» **WRITTEN EXERCISE**
Exactly as written, retype the listing below, omitting the pictures.

» **MATERIAL**
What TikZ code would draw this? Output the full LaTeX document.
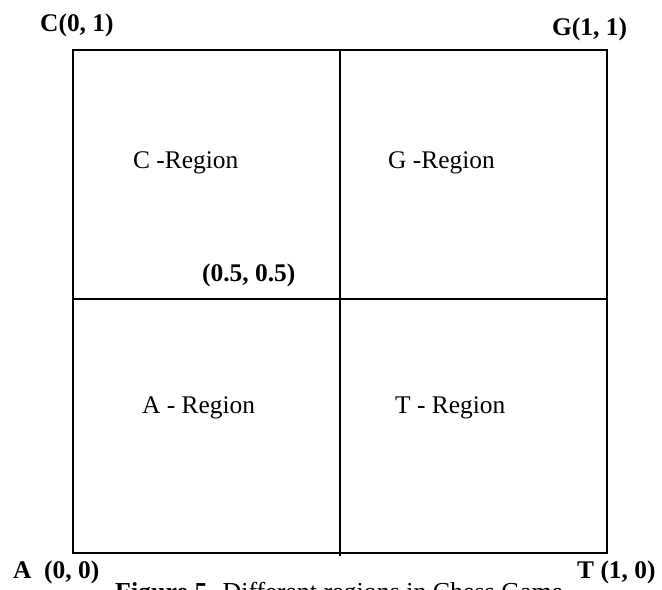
\documentclass[tikz,border=0pt]{standalone}
\usepackage{fontspec}
\setmainfont{Liberation Serif}
\begin{document}
\begin{tikzpicture}[x=1bp,y=-1bp,
  grid/.style={line width=1.4bp},
  corner/.style={font=\fontsize{25.5}{30}\selectfont\bfseries, inner sep=0pt, anchor=base west},
  region/.style={font=\fontsize{25.5}{30}\selectfont, inner sep=0pt, anchor=base west},
  caption/.style={font=\fontsize{26}{30}\selectfont, inner sep=0pt, anchor=base west}]
  % page frame
  \useasboundingbox (0,0) rectangle (662,590);
  \clip (0,0) rectangle (662,590);
  % outer square and the two dividing lines
  \coordinate (nw) at (73,50);
  \coordinate (se) at (607,553);
  \coordinate (mtop) at (340,50);
  \coordinate (mbot) at (340,556);
  \coordinate (mleft) at (73,299);
  \coordinate (mright) at (607,299);
  \draw[grid] (nw) rectangle (se);
  \draw[grid] (mtop) -- (mbot);
  \draw[grid] (mleft) -- (mright);
  % corner labels
  \node[corner] (c) at (40,32) {C(0, 1)};
  \node[corner] (g) at (552,36) {G(1, 1)};
  \node[corner] (a) at (13,578) {A\ \ (0, 0)};
  \node[corner] (t) at (577,578) {T (1, 0)};
  \node[corner] (mid) at (202,281) {(0.5, 0.5)};
  % region labels
  \node[region] (cr) at (133,169) {C -Region};
  \node[region] (gr) at (388,169) {G -Region};
  \node[region] (ar) at (142,413) {A - Region};
  \node[region] (tr) at (395,413) {T - Region};
  % caption, running off the lower edge
  \node[caption] (cap) at (115,600) {\textbf{Figure 5}. Different regions in Chess Game};
\end{tikzpicture}
\end{document}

» **FULL ANSWER**
What TikZ code would draw this? Output the full LaTeX document.
\documentclass[tikz,border=0pt]{standalone}
\usepackage{fontspec}
\setmainfont{Liberation Serif}
\begin{document}
\begin{tikzpicture}[x=1bp,y=-1bp,
  grid/.style={line width=1.4bp},
  corner/.style={font=\fontsize{25.5}{30}\selectfont\bfseries, inner sep=0pt, anchor=base west},
  region/.style={font=\fontsize{25.5}{30}\selectfont, inner sep=0pt, anchor=base west},
  caption/.style={font=\fontsize{26}{30}\selectfont, inner sep=0pt, anchor=base west}]
  % page frame
  \useasboundingbox (0,0) rectangle (662,590);
  \clip (0,0) rectangle (662,590);
  % outer square and the two dividing lines
  \coordinate (nw) at (73,50);
  \coordinate (se) at (607,553);
  \coordinate (mtop) at (340,50);
  \coordinate (mbot) at (340,556);
  \coordinate (mleft) at (73,299);
  \coordinate (mright) at (607,299);
  \draw[grid] (nw) rectangle (se);
  \draw[grid] (mtop) -- (mbot);
  \draw[grid] (mleft) -- (mright);
  % corner labels
  \node[corner] (c) at (40,32) {C(0, 1)};
  \node[corner] (g) at (552,36) {G(1, 1)};
  \node[corner] (a) at (13,578) {A\ \ (0, 0)};
  \node[corner] (t) at (577,578) {T (1, 0)};
  \node[corner] (mid) at (202,281) {(0.5, 0.5)};
  % region labels
  \node[region] (cr) at (133,169) {C -Region};
  \node[region] (gr) at (388,169) {G -Region};
  \node[region] (ar) at (142,413) {A - Region};
  \node[region] (tr) at (395,413) {T - Region};
  % caption, running off the lower edge
  \node[caption] (cap) at (115,600) {\textbf{Figure 5}. Different regions in Chess Game};
\end{tikzpicture}
\end{document}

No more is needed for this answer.